My journey to being a HANDS FREE MAMA …
I mentioned to Andrew back in the summer that I wanted “Hands Free Mama” by Rachel Macy Stafford. I had no clue what I was asking for but I knew the cover looked pretty, the tag line sounded intriguing and it was probably something I SHOULD read. Little did I know it would have me feeling this way. Broken. In a good way.
I received the book as a birthday gift from Andrew and I read the first chapter the next day. In the book she suggests reading a little at a time, even spending a month on one chapter. After reading the first chapter I realized I was going to need a month or so to start putting some of the practices into place so I decided to do a chapter a month. I attempted to draw guidelines for technology, emails, and more. I sucked that first month. I am being brutally honest. The only thing I was good at was making myself feel REALLY bad for how much I was missing because I was too engulfed in my emails, Facebook, website, and even blog.
Next I read chapter two. Yikes. Now I am even more aware how much this is a real issue in my life. Are their moments that I have missed?? Moments I will never get back that have completely escaped me? Yes! So many. Now I just finished chapter three and I feel like it is really setting in. I actually want to throw the phone when I think about my phone and what it has done to me. Might sound dramatic but when I realized that the thing I guard the VERY most is my phone.. it was heart wrenching. Listen to this.. I carry it from room to room..like a child. I frantically look for it if I don’t see it near me. I always have it on me. I respond to it IMMEDIATELY. Do I this for anything else in my life? Do I respond to Emlyn as soon as she needs me? No, I say hold on a minute. Do I respond to Andrew as soon as he needs me? no same thing.. ONE SEC!
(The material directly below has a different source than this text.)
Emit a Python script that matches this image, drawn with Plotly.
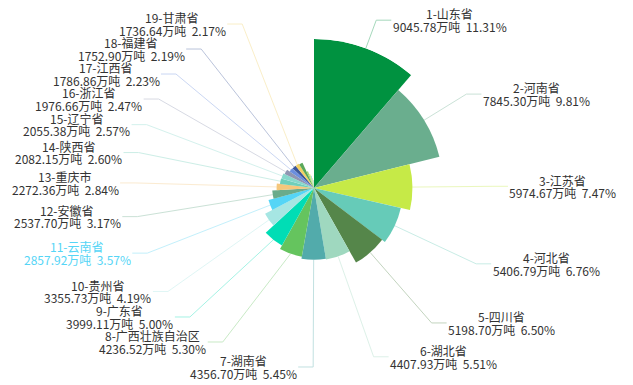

This is hard guys. Really hard. I can’t stand what the phone has become in our home. Its got to change. I can’t miss moments I will never get back. The phone for me is a sign of my over commitment. Over commitment to the business, to the desires, dreams, and unimportant things swirling in my head. I want to be intentional with the people I love and not with my emails, overloaded agenda, and more. So what does this mean for me?
It means it is time for some serious boundaries. Work during work hours ONLY. It means setting office hours and responding to emails only during office hours! What did people do before smart phones and iPads? Left work there! This is so hard for me. I love what we do. I love this place. I love hearing from our fans and knowing we are making a difference in peoples lives. The truth is though that I have two lives in my home that I need to make a difference in first! All of this is great and God is SO glorifying it. But I know this right here is what He is calling me to do. A year to be intentional. Intentional with my minutes, hours, friends, family, and so on. I don’t want moments to pass me by because my head was buried in emails and a long to do list. Living is not completing the list before me. Living is not being completely disconnected from what is in front of you.. Living is connecting to the ones who are before you. Living is living simply. Living is letting go of perfection and letting the noise of your life be filled with JOY and laughter instead of the sounds of your technology.
THE HANDS FREE PLEDGE
I’m becoming Hands Free.
I want to make memories, not to-do lists.
I want t feel the squeeze of my child’s arm, not the pressure of overcommitment.
I want to get lost in conversation with people I love, not consumed by a sea of unimportant emails.
I want to be overwhelmed by sunsets that give me hope, not by overloaded agendas that steal my joy.
I want the noise of my life to be a mixture of laughter and gratitude, not the intrusive buzz of cell phones and text messages.
I’m letting go of distraction, disconnection, and perfection to live a life that simply, so very simply, consists of what it really matters.
I’m becoming Hands Free.
This DOES not mean I can not run a business, and spend time working. This simply means that I need to devote me UNDIVIDED attention to my family when I am with them. There has to be a time to work and socialize APART from our time together. You may not even notice a difference but we will. I have realized the cost of my distraction in my family time and it is time to focus on the roses that are before me!
“One of the most tragic things I know about human nature is that all of us tend to put off living. We are all dreaming of some magical rose garden over the horizon- instead of enjoying the roses that are blooming outside our windows today.” – Dale Carnegie
I share all of this in hopes of bringing some revelation in your own life! If you would like to join me in this Hands Free journey please COMMENT, or message me! I want to know who is with me! I encourage you to introduce HANDS FREE time periods into your day to start. Mine are FIRST thing in the morning and right before bed. Turn everything off or lock your devices away from you. One of my rules has been that I CAN NOT touch my computer or phone until I have read my daily devotional and bible! This has been a great rule for me! Buy the book. Maybe you already read it but still struggle. READ IT AGAIN! My prayer is that this blog posts finds other mommas that need to realize what the cost of their distraction is. This is what matters most ladies. This is it. Thanks for reading!